For the full details, download the full report: Australian Markets Weekly 4 June 2018
- US labour market data remains consistent with a 3.25% unemployment rate in around 12 months’ time.
- ISM inflation indicators Prices Paid and Supplier Deliveries continue to signal inflation rising sustainably above the Fed’s 2% target in 1-2 years, which should see the Fed continue to gradually increase rates (including next week). The debate is turning to whether the Fed will need to raise rates above neutral at some stage. That will depend – among other things – on the extent to which wages growth accelerates, but it’s certainly looking more likely.

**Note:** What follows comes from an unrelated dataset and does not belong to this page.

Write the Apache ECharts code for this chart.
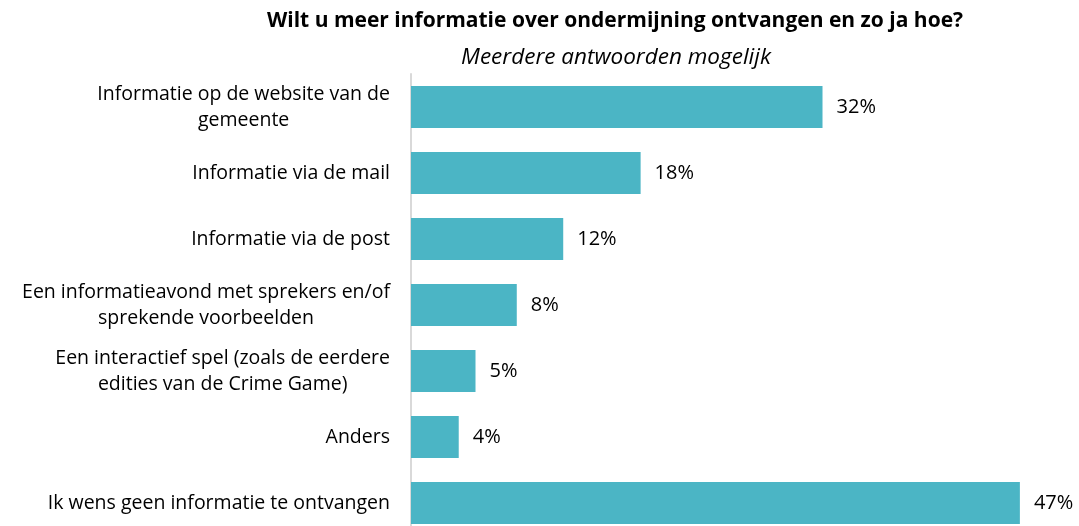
<!DOCTYPE html>
<html>
<head>
<meta charset="utf-8">
<script src="https://cdn.jsdelivr.net/npm/echarts@6/dist/echarts.min.js"></script>
<style>
html,body{margin:0;padding:0;background:#fff;}
#chart{width:1079px;height:526px;}
</style>
</head>
<body>
<div id="chart"></div>
<script>
const titleText = 'Wilt u meer informatie over ondermijning ontvangen en zo ja hoe?';
const subtitleText = 'Meerdere antwoorden mogelijk';
const categories = [
  'Informatie op de website van de\ngemeente',
  'Informatie via de mail',
  'Informatie via de post',
  'Een informatieavond met sprekers en/of\nsprekende voorbeelden',
  'Een interactief spel (zoals de eerdere\nedities van de Crime Game)',
  'Anders',
  'Ik wens geen informatie te ontvangen'
];
// labels show rounded percentages
const values = [31.9, 17.8, 11.8, 8.2, 5.0, 3.7, 47.2];

const FONT = 'Open Sans';
const chart = echarts.init(document.getElementById('chart'));
chart.setOption({
  animation: false,
  title: [
    {text: titleText, left: 610, top: 6, textAlign: 'center',
     textStyle: {fontFamily: FONT, fontWeight: 'bold', fontSize: 21, color: '#000'}},
    {text: subtitleText, left: 611, top: 41, textAlign: 'center',
     textStyle: {fontFamily: FONT, fontStyle: 'italic', fontWeight: 'normal', fontSize: 22.5, color: '#000'}}
  ],
  grid: {left: 411, top: 74, bottom: -10, right: 23, containLabel: false, outerBoundsMode: 'none'},
  xAxis: {type: 'value', min: 0, max: 50, show: false, splitLine: {show: false}},
  yAxis: {
    type: 'category', data: categories, inverse: true,
    axisLine: {show: true, lineStyle: {color: '#d9d9d9', width: 2}},
    axisTick: {show: false},
    axisLabel: {
      margin: 21, fontFamily: FONT, fontSize: 19.5, color: '#000', lineHeight: 26,
      formatter: function (v) {
        return v.split('\n').map(function (l) { return '{a|' + l + '}'; }).join('\n');
      },
      rich: {a: {align: 'center', fontFamily: FONT, fontSize: 19.5, color: '#000', lineHeight: 26}}
    }
  },
  series: [{
    type: 'bar', data: values, barWidth: 42,
    itemStyle: {color: '#4bb5c5'},
    label: {show: true, position: 'right', distance: 14,
            formatter: function (p) { return Math.round(p.value) + '%'; },
            fontFamily: FONT, fontSize: 20, color: '#000'}
  }]
});
</script>
</body>
</html>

- Together these influences suggest continuing upward pressure on the US yield curve. Our rate strategists expect this to flow through to longer-term Australian rates, though shorter-term yields will be range bound until the market becomes more convinced the RBA is closer to lifting Australian interest rates.
- There is therefore expected to be continuing downward pressure on the AUD from interest rate differentials given higher US yields, but assuming fairly resilient commodity prices and risk sentiment, NAB’s FX strategists still see AUD/USD ending 2018 around US$ 0.75.
- This week is a busy one for Australian data and events: it starts with the final indicators of Q1 GDP, which is published on Wednesday, where NAB and the market look for a 0.8% q/q outcome, in part reflecting a bounce back from temporary weakness in net exports in Q4.
- The RBA meets tomorrow, but little new is expected, given the Bank’s forecasts for continued but only gradual progress in lowering unemployment over time, which is in turn expected to see wages strengthen and inflation track back toward the middle of the target band. Market participants are likely to be interested in any discussion of further tightening in bank lending standards – auction clearance rates softened again last weekend and modest price declines are being recorded in Melbourne and Sydney, admittedly after a number of years of very strong growth.